The Irvine couple was arrested in June, accused of conspiring to plant drugs in an elementary school volunteer's car and calling police to report the drugs from a Newport Beach hotel near Kent Easter's legal practice.
They are charged with conspiring to get the volunteer arrested and jailed. They are also accused of conspiring to file a fake crime report.
The husband and wife were on $20,000 bail. According to court records, they posted bail June 26.
According to investigators, the Easters thought the volunteer had not supervised their son properly and so retaliated by going to her home early on Feb. 16, 2011, and stashing drugs in her car.
Kent Easter intentionally left the drugs in plain sight, prosecutors contend. As he drove to and from the volunteer's home, the Easters were allegedly in constant phone and text message contact, police said.
Kent Easter called the Irvine Police Department that afternoon and, using a fake name and number, said he saw an erratic driver park at the elementary school, according to police.
He said he watched the volunteer, whom he named, hide a bag of drugs behind her driver's seat, according to the OCDA. He also described the volunteer's car, including its license plate number.
Irvine police responded to Kent Easter's call and found the bag of drugs in the volunteer's vehicle.
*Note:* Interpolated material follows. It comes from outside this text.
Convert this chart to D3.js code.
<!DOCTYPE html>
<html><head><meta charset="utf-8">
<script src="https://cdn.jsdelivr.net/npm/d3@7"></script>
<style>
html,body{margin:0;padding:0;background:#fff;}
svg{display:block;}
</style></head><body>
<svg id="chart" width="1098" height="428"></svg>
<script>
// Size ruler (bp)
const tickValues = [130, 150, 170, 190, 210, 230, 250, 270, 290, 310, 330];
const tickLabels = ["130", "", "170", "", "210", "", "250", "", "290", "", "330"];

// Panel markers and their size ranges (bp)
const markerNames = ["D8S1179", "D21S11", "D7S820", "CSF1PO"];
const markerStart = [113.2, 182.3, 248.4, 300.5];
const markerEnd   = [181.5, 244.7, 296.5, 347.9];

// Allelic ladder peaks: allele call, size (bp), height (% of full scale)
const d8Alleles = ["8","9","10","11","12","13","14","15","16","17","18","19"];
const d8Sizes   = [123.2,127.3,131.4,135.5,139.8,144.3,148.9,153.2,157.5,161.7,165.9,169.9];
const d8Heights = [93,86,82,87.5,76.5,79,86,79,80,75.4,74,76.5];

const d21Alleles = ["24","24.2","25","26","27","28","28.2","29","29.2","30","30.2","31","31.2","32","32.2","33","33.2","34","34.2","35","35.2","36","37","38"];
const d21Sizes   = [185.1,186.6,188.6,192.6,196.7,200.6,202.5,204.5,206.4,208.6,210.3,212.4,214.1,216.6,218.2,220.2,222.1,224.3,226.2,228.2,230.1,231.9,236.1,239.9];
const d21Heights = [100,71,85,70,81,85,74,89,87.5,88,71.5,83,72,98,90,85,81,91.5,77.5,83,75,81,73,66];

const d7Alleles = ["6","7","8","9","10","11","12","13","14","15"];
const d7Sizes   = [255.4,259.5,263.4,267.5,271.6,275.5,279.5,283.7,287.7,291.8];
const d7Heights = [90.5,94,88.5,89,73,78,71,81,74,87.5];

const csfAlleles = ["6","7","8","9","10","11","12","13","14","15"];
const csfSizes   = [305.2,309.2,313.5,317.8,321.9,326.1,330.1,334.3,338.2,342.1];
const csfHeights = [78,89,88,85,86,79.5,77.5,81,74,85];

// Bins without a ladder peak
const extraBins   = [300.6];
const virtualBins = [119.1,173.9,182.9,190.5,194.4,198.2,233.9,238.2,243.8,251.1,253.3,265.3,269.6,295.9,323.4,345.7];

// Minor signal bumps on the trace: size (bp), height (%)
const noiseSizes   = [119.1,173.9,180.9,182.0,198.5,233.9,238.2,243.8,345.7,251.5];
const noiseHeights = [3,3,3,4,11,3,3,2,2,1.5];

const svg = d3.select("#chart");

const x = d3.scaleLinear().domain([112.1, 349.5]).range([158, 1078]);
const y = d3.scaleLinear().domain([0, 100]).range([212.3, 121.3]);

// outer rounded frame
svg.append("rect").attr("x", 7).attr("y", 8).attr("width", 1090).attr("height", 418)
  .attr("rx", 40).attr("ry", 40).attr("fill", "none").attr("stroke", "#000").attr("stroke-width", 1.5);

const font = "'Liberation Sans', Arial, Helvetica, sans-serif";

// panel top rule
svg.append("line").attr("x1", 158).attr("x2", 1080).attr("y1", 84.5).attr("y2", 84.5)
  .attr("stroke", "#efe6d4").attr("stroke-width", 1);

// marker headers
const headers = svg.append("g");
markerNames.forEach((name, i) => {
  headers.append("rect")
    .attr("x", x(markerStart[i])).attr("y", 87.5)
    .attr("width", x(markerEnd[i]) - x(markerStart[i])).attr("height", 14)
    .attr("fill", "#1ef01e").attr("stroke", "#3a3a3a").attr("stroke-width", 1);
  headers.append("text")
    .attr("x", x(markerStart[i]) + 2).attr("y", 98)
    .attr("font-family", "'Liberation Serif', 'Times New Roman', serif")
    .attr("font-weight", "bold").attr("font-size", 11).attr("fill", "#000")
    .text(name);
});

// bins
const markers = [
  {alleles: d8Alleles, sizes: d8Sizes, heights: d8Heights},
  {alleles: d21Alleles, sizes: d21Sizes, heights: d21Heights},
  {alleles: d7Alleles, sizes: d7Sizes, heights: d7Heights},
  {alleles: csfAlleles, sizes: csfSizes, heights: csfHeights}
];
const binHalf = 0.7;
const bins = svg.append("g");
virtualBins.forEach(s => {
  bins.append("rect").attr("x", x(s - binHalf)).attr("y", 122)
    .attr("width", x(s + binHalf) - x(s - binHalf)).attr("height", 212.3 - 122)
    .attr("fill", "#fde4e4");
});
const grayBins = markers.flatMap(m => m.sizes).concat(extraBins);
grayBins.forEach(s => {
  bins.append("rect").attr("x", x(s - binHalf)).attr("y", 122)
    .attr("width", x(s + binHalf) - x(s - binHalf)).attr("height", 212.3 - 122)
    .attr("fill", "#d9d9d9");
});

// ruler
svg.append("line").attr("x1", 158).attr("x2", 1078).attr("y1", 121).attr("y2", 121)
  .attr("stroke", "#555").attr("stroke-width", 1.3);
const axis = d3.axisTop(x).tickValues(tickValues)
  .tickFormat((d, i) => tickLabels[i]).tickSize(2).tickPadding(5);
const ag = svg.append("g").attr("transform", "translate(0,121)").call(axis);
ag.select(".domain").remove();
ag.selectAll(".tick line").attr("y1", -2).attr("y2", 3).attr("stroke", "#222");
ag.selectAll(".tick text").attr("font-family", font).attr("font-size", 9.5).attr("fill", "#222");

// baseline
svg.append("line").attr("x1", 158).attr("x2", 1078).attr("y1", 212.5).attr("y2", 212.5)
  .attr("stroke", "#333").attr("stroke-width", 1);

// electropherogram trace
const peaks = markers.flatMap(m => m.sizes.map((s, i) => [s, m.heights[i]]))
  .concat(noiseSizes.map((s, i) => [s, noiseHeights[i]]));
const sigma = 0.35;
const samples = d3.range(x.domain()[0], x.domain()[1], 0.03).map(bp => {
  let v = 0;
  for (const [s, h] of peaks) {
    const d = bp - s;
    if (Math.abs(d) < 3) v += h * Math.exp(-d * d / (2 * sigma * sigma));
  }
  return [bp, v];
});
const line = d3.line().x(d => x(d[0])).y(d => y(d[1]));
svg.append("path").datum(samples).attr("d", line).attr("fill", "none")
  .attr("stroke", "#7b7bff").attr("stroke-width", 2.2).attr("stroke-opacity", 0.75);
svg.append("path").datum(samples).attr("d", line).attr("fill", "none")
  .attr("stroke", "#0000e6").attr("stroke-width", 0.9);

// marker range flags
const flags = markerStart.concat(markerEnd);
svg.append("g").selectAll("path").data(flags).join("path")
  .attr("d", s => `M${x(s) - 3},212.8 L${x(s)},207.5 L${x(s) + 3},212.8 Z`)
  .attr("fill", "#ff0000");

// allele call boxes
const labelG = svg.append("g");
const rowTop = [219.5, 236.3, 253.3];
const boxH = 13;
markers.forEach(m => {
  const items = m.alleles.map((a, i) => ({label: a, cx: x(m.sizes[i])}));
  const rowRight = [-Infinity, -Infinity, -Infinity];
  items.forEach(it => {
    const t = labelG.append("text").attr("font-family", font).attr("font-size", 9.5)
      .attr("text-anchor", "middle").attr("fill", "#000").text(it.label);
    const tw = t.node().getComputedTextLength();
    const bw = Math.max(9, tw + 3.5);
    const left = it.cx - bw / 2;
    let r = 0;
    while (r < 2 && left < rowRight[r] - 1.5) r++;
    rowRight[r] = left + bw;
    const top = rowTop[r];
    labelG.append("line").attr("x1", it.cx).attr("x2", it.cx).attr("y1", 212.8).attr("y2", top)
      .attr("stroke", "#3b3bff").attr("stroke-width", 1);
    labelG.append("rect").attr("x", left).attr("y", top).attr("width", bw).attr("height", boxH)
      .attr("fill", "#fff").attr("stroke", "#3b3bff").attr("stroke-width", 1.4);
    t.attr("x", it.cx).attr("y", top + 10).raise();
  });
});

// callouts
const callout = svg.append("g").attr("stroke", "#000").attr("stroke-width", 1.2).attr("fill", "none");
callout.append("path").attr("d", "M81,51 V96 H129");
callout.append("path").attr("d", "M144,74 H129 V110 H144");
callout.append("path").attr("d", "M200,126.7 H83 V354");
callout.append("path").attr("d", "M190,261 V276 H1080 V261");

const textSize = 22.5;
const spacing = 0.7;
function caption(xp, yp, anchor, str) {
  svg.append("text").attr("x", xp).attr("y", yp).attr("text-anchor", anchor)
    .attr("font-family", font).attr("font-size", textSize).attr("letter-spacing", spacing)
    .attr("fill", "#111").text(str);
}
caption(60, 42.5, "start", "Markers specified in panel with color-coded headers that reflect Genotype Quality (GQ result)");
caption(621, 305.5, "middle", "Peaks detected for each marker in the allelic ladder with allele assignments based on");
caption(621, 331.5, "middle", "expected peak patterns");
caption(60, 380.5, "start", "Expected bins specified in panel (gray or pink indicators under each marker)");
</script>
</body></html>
The volunteer, who was detained by police for about two hours, said the drugs did not belong to her and she did not know how they ended up in her car. She agreed to a search of her home, which did not turn up any evidence of drug use or possession, police said.
Once police discovered the volunteer had been in a classroom during the time Kent Easter claimed to have seen her hide drugs in the car, they began investigating whether the contraband had been planted.
The investigation led to the Easters, including surveillance video of Kent Easter at a Newport Beach hotel near where he worked, from which police allege he placed the Feb. 16 call to police.
If convicted, the Easters face a maximum three years in state prison.
Jill Easter, as the L.A. Times first reported, once authored a crime novel under the pseudonym Ava Bjork. The book, titled Holding House, is about a man who discovers the "perfect crime," according to a website where it's still being sold. On the site, Easter describes herself as an "American author living in Southern California."
According to a law blog, Kent Easter is a UCLA Law graduate who is a partner at Stradling Yocca Carlson & Rauth, a mid-size California firm. Jill Easter was admitted to the Bar in 1998, but her license has since expired, according to the district attorney.